Юрский принадлежит к художникам, в творчестве которых интеллект и знания имеют не меньшее значение, чем мастерство и талант. Но я уже рассказал, как он, воссоздавая лирический образ Пушкина, все же предпочел художественное познание и фантазию биографическим фактам и логическому постижению. После разговора о смысле пушкинской поэзии, о ее аналитичности и гармонии, я спросил Сергея Юрьевича:

—Что все-таки главное для вас, когда вы в вашей лаборатории чтеца готовите Пушкина, — вскрытие второго плана, музыка и ритмы стиха, композиция?

—Сценическая пластика — жесты рук, повороты головы, движение всего тела в пространстве.

Мне уже доводилось встречаться с такими художническими неожиданное™» ми. Однажды я долго и интересно разговаривал с одним известным живописцем о психологических тонкостях портрета. В конце беседы спросил: «Но к чему вы сами более всего стремитесь, создавая портрет?» Он ответил: «К сочетанию синеватых теней и желтых светов».

Было время, когда подобные откровения приводили меня в крайнее смущение. Иногда даже казалось, что собеседник оригинальничает. Но потом пришлось все-таки понять, что не будь у артиста этой неодолимой тяги к художественной конкретности — к отдельному слову, жесту, цвету, звуку, — он был бы искусствоведом, литературоведом, любым «ведом», но не художником.
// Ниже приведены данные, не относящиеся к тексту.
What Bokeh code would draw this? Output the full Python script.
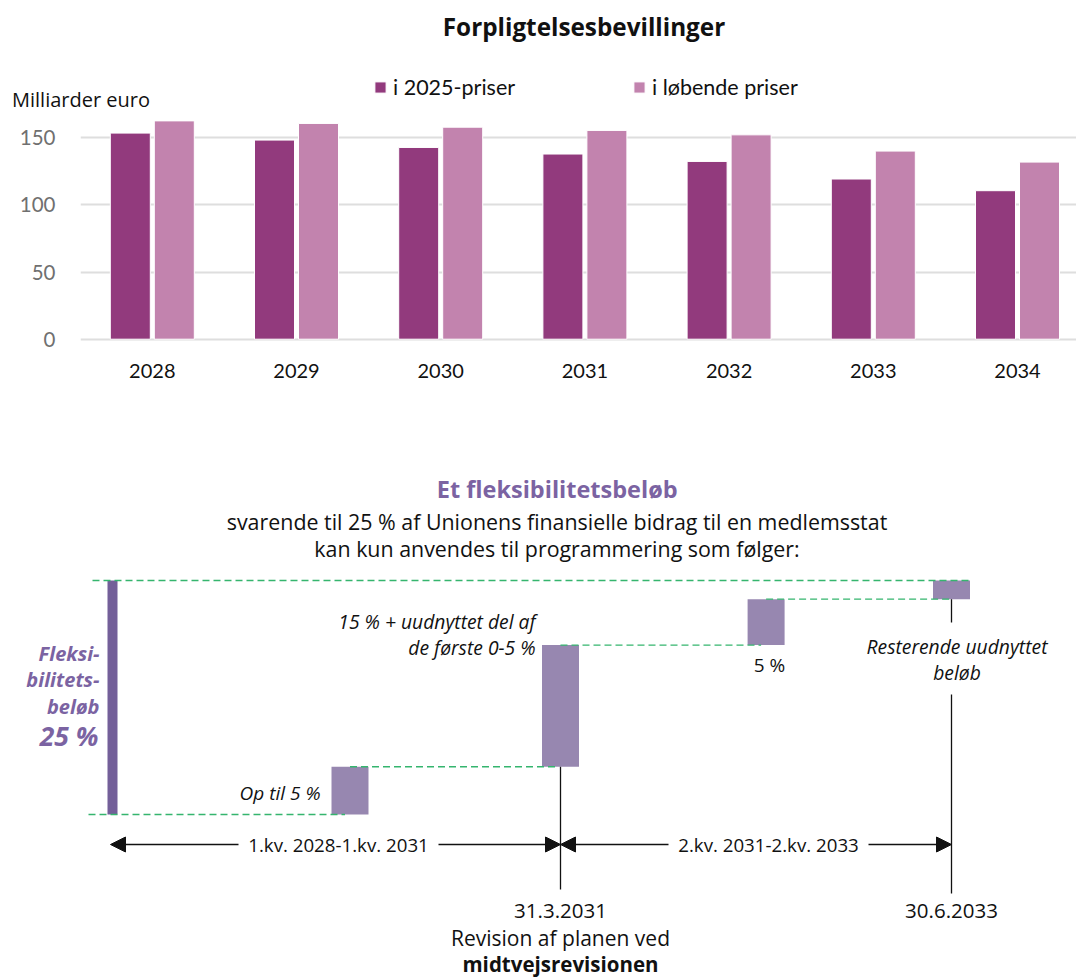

То, что я узнал, разговаривая о Пушкине с Сергеем Юрьевичем Юрским, очень мало похоже на «дань уважения». Пушкина нет необходимости навязывать — художники сами ищут его дружбы. Годы, поколения и моды тут не имеют никакого значения. Пушкин помогает художникам в их повседневном творчестве и в попытках шагнуть в неизведанное.